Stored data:
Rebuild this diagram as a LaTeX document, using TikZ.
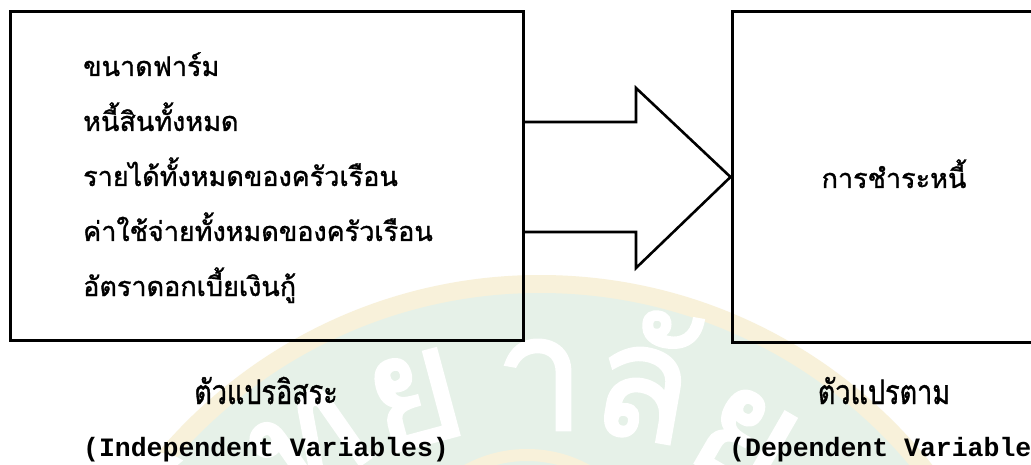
\documentclass[tikz,border=0pt]{standalone}
\usepackage{fontspec}
\usepackage{graphicx}
\newfontfamily\thaifont[Script=Thai,FakeBold=1.2]{Loma}
\newfontfamily\wmfont[Script=Thai,FakeBold=2]{Loma}
\newfontfamily\engfont{Liberation Mono}
\usetikzlibrary{calc}
\definecolor{wmgreen}{HTML}{E6F1E8}
\definecolor{wmcream}{HTML}{F8F1DA}
\newcommand{\tall}[1]{\scalebox{1}[1.25]{#1}}
\begin{document}
\begin{tikzpicture}[x=1pt,y=-1pt,
  box/.style={draw=black, line width=3pt, rectangle, inner sep=0pt},
  arrowline/.style={draw=black, line width=2.6pt, line join=miter},
  item/.style={anchor=base west, inner sep=0pt, font=\thaifont\fontsize{27}{27}\selectfont},
  thlabel/.style={anchor=base, inner sep=0pt, font=\thaifont\fontsize{27}{27}\selectfont},
  enlabel/.style={anchor=base, inner sep=0pt, font=\engfont\bfseries\fontsize{26.5}{26.5}\selectfont},
  wmletter/.style={inner sep=0pt, text=white, font=\wmfont\fontsize{160}{160}\selectfont}]
\useasboundingbox (0,0) rectangle (1031,465);
\fill[white] (0,0) rectangle (1031,465);
% watermark
\fill[wmcream] (540,775) circle[radius=500pt];
\fill[wmgreen] (540,775) circle[radius=482pt];
\draw[wmcream, line width=12pt] (527,580) circle[radius=125pt];
\node[wmletter, rotate=50] (w0) at (185,505) {วิ};
\node[wmletter, rotate=35] (w1) at (310,445) {ท};
\node[wmletter, rotate=15] (w2) at (415,400) {ย};
\node[wmletter] (w3) at (540,385) {า};
\node[wmletter, rotate=-10] (w4) at (645,375) {ลั};
\node[wmletter, rotate=-30] (w5) at (745,440) {ย};
% boxes
\node[box, minimum width=513pt, minimum height=328pt] (L) at (266.5,176) {};
\node[box, minimum width=328pt, minimum height=330pt] (R) at (896,177) {};
% items
\node[item] (i1) at (83,76) {ขนาดฟาร์ม};
\node[item] (i2) at (83,131) {หนี้สินทั้งหมด};
\node[item] (i3) at (83,186) {รายได้ทั้งหมดของครัวเรือน};
\node[item] (i4) at (83,241) {ค่าใช้จ่ายทั้งหมดของครัวเรือน};
\node[item] (i5) at (83,296) {อัตราดอกเบี้ยเงินกู้};
\node[thlabel] (r1) at (894,188) {การชำระหนี้};
% arrow
\coordinate (hb) at (636,177);
\draw[arrowline] ($(L.east)+(0,-54)$) -- ($(hb)+(0,-55)$) -- ($(hb)+(0,-89)$)
  -- (R.west) -- ($(hb)+(0,91)$) -- ($(hb)+(0,55)$) -- ($(L.east)+(0,56)$);
% labels
\node[thlabel] (lt) at (266,404) {\tall{ตัวแปรอิสระ}};
\node[enlabel] (le) at (266,456) {(Independent Variables)};
\node[thlabel] (rt) at (884,404) {\tall{ตัวแปรตาม}};
\node[enlabel, anchor=base west] (re) at (729,456) {(Dependent Variable};
\end{tikzpicture}
\end{document}
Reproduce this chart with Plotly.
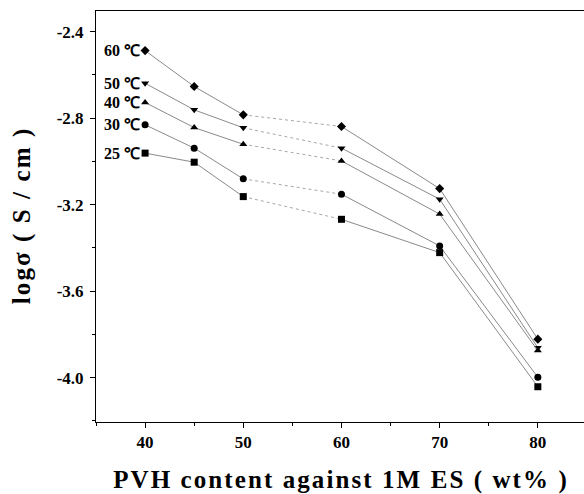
import plotly.graph_objects as go

x_vals = [40, 45, 50, 60, 70, 80]
series_names = ["60 ℃", "50 ℃", "40 ℃", "30 ℃", "25 ℃"]
series_vals = {
    "60 ℃": [-2.488, -2.654, -2.785, -2.839, -3.126, -3.822],
    "50 ℃": [-2.639, -2.762, -2.845, -2.939, -3.175, -3.862],
    "40 ℃": [-2.728, -2.844, -2.921, -2.998, -3.244, -3.875],
    "30 ℃": [-2.831, -2.939, -3.081, -3.152, -3.391, -3.998],
    "25 ℃": [-2.962, -3.004, -3.163, -3.268, -3.422, -4.042],
}
symbols = {"60 ℃": "diamond", "50 ℃": "triangle-down", "40 ℃": "triangle-up",
           "30 ℃": "circle", "25 ℃": "square"}
x_ticks = [40, 50, 60, 70, 80]
y_ticks = [-2.4, -2.8, -3.2, -3.6, -4.0]
y_ticklabels = ["-2.4", "-2.8", "-3.2", "-3.6", "-4.0"]
x_title = "PVH content against 1M ES ( wt% )"
y_title = "logσ ( S / cm )"

FONT = "Liberation Serif"
HS = "\u200a"


def spaced(s):
    return HS.join(list(s))


fig = go.Figure()
segments = [((0, 3), "solid", "#8a8a8a"), ((2, 4), "dot", "#a8a8a8"), ((3, 6), "solid", "#8a8a8a")]
for name in series_names:
    ys = series_vals[name]
    for (a, b), dash, col in segments:
        fig.add_trace(go.Scatter(x=x_vals[a:b], y=ys[a:b], mode="lines",
                                 line=dict(color=col, width=1, dash=dash),
                                 showlegend=False, hoverinfo="skip"))
    fig.add_trace(go.Scatter(x=x_vals, y=ys, mode="markers",
                             marker=dict(symbol=symbols[name], color="black", size=7),
                             showlegend=False, name=name))
    fig.add_annotation(x=x_vals[0], y=ys[0], text="<b>" + name + "</b>", showarrow=False,
                       xanchor="right", yanchor="middle", xshift=-3,
                       font=dict(family=FONT, size=16, color="black"))

axis_common = dict(showline=True, linecolor="black", linewidth=1, ticks="outside",
                   ticklen=5, tickcolor="black", showgrid=False, zeroline=False)
fig.update_xaxes(range=[35, 84.7], tickvals=x_ticks, ticktext=["<b>%d</b>" % v for v in x_ticks],
                 mirror=True, minor=dict(dtick=5, tick0=35, ticklen=3, ticks="outside", tickcolor="black"),
                 tickfont=dict(family=FONT, size=17, color="black"),
                 title=dict(text="<b>" + spaced(x_title) + "</b>",
                            font=dict(family=FONT, size=25, color="black"), standoff=22),
                 **axis_common)
fig.update_yaxes(range=[-4.205, -2.305], tickvals=y_ticks,
                 ticktext=["<b>%s</b>" % t for t in y_ticklabels],
                 minor=dict(dtick=0.2, tick0=-2.4, ticklen=3, ticks="outside", tickcolor="black"),
                 tickfont=dict(family=FONT, size=17, color="black"), ticklabelstandoff=3,
                 title=dict(text="<b>" + spaced(y_title) + "</b>",
                            font=dict(family=FONT, size=25, color="black"), standoff=18),
                 **axis_common)
fig.update_layout(width=584, height=494, margin=dict(l=96, r=0, t=11, b=72),
                  plot_bgcolor="white", paper_bgcolor="white")
fig.write_html("out.html")
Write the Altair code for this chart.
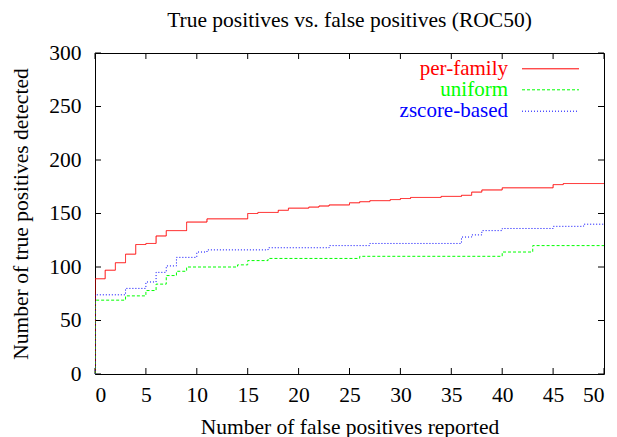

## Written instruction
Reproduce every entry exactly, but omit each picture.

## Answer to this problem
Rebuild this diagram as a LaTeX document, using TikZ.
\documentclass[tikz,border=0pt]{standalone}
\usepackage{fontspec}
\usepackage{graphicx}
\newfontfamily\thaifont[Script=Thai,FakeBold=1.2]{Loma}
\newfontfamily\wmfont[Script=Thai,FakeBold=2]{Loma}
\newfontfamily\engfont{Liberation Mono}
\usetikzlibrary{calc}
\definecolor{wmgreen}{HTML}{E6F1E8}
\definecolor{wmcream}{HTML}{F8F1DA}
\newcommand{\tall}[1]{\scalebox{1}[1.25]{#1}}
\begin{document}
\begin{tikzpicture}[x=1pt,y=-1pt,
  box/.style={draw=black, line width=3pt, rectangle, inner sep=0pt},
  arrowline/.style={draw=black, line width=2.6pt, line join=miter},
  item/.style={anchor=base west, inner sep=0pt, font=\thaifont\fontsize{27}{27}\selectfont},
  thlabel/.style={anchor=base, inner sep=0pt, font=\thaifont\fontsize{27}{27}\selectfont},
  enlabel/.style={anchor=base, inner sep=0pt, font=\engfont\bfseries\fontsize{26.5}{26.5}\selectfont},
  wmletter/.style={inner sep=0pt, text=white, font=\wmfont\fontsize{160}{160}\selectfont}]
\useasboundingbox (0,0) rectangle (1031,465);
\fill[white] (0,0) rectangle (1031,465);
% watermark
\fill[wmcream] (540,775) circle[radius=500pt];
\fill[wmgreen] (540,775) circle[radius=482pt];
\draw[wmcream, line width=12pt] (527,580) circle[radius=125pt];
\node[wmletter, rotate=50] (w0) at (185,505) {วิ};
\node[wmletter, rotate=35] (w1) at (310,445) {ท};
\node[wmletter, rotate=15] (w2) at (415,400) {ย};
\node[wmletter] (w3) at (540,385) {า};
\node[wmletter, rotate=-10] (w4) at (645,375) {ลั};
\node[wmletter, rotate=-30] (w5) at (745,440) {ย};
% boxes
\node[box, minimum width=513pt, minimum height=328pt] (L) at (266.5,176) {};
\node[box, minimum width=328pt, minimum height=330pt] (R) at (896,177) {};
% items
\node[item] (i1) at (83,76) {ขนาดฟาร์ม};
\node[item] (i2) at (83,131) {หนี้สินทั้งหมด};
\node[item] (i3) at (83,186) {รายได้ทั้งหมดของครัวเรือน};
\node[item] (i4) at (83,241) {ค่าใช้จ่ายทั้งหมดของครัวเรือน};
\node[item] (i5) at (83,296) {อัตราดอกเบี้ยเงินกู้};
\node[thlabel] (r1) at (894,188) {การชำระหนี้};
% arrow
\coordinate (hb) at (636,177);
\draw[arrowline] ($(L.east)+(0,-54)$) -- ($(hb)+(0,-55)$) -- ($(hb)+(0,-89)$)
  -- (R.west) -- ($(hb)+(0,91)$) -- ($(hb)+(0,55)$) -- ($(L.east)+(0,56)$);
% labels
\node[thlabel] (lt) at (266,404) {\tall{ตัวแปรอิสระ}};
\node[enlabel] (le) at (266,456) {(Independent Variables)};
\node[thlabel] (rt) at (884,404) {\tall{ตัวแปรตาม}};
\node[enlabel, anchor=base west] (re) at (729,456) {(Dependent Variable};
\end{tikzpicture}
\end{document}
Reproduce this chart with Plotly.
import plotly.graph_objects as go

x_vals = [40, 45, 50, 60, 70, 80]
series_names = ["60 ℃", "50 ℃", "40 ℃", "30 ℃", "25 ℃"]
series_vals = {
    "60 ℃": [-2.488, -2.654, -2.785, -2.839, -3.126, -3.822],
    "50 ℃": [-2.639, -2.762, -2.845, -2.939, -3.175, -3.862],
    "40 ℃": [-2.728, -2.844, -2.921, -2.998, -3.244, -3.875],
    "30 ℃": [-2.831, -2.939, -3.081, -3.152, -3.391, -3.998],
    "25 ℃": [-2.962, -3.004, -3.163, -3.268, -3.422, -4.042],
}
symbols = {"60 ℃": "diamond", "50 ℃": "triangle-down", "40 ℃": "triangle-up",
           "30 ℃": "circle", "25 ℃": "square"}
x_ticks = [40, 50, 60, 70, 80]
y_ticks = [-2.4, -2.8, -3.2, -3.6, -4.0]
y_ticklabels = ["-2.4", "-2.8", "-3.2", "-3.6", "-4.0"]
x_title = "PVH content against 1M ES ( wt% )"
y_title = "logσ ( S / cm )"

FONT = "Liberation Serif"
HS = "\u200a"


def spaced(s):
    return HS.join(list(s))


fig = go.Figure()
segments = [((0, 3), "solid", "#8a8a8a"), ((2, 4), "dot", "#a8a8a8"), ((3, 6), "solid", "#8a8a8a")]
for name in series_names:
    ys = series_vals[name]
    for (a, b), dash, col in segments:
        fig.add_trace(go.Scatter(x=x_vals[a:b], y=ys[a:b], mode="lines",
                                 line=dict(color=col, width=1, dash=dash),
                                 showlegend=False, hoverinfo="skip"))
    fig.add_trace(go.Scatter(x=x_vals, y=ys, mode="markers",
                             marker=dict(symbol=symbols[name], color="black", size=7),
                             showlegend=False, name=name))
    fig.add_annotation(x=x_vals[0], y=ys[0], text="<b>" + name + "</b>", showarrow=False,
                       xanchor="right", yanchor="middle", xshift=-3,
                       font=dict(family=FONT, size=16, color="black"))

axis_common = dict(showline=True, linecolor="black", linewidth=1, ticks="outside",
                   ticklen=5, tickcolor="black", showgrid=False, zeroline=False)
fig.update_xaxes(range=[35, 84.7], tickvals=x_ticks, ticktext=["<b>%d</b>" % v for v in x_ticks],
                 mirror=True, minor=dict(dtick=5, tick0=35, ticklen=3, ticks="outside", tickcolor="black"),
                 tickfont=dict(family=FONT, size=17, color="black"),
                 title=dict(text="<b>" + spaced(x_title) + "</b>",
                            font=dict(family=FONT, size=25, color="black"), standoff=22),
                 **axis_common)
fig.update_yaxes(range=[-4.205, -2.305], tickvals=y_ticks,
                 ticktext=["<b>%s</b>" % t for t in y_ticklabels],
                 minor=dict(dtick=0.2, tick0=-2.4, ticklen=3, ticks="outside", tickcolor="black"),
                 tickfont=dict(family=FONT, size=17, color="black"), ticklabelstandoff=3,
                 title=dict(text="<b>" + spaced(y_title) + "</b>",
                            font=dict(family=FONT, size=25, color="black"), standoff=18),
                 **axis_common)
fig.update_layout(width=584, height=494, margin=dict(l=96, r=0, t=11, b=72),
                  plot_bgcolor="white", paper_bgcolor="white")
fig.write_html("out.html")
Write the Altair code for this chart.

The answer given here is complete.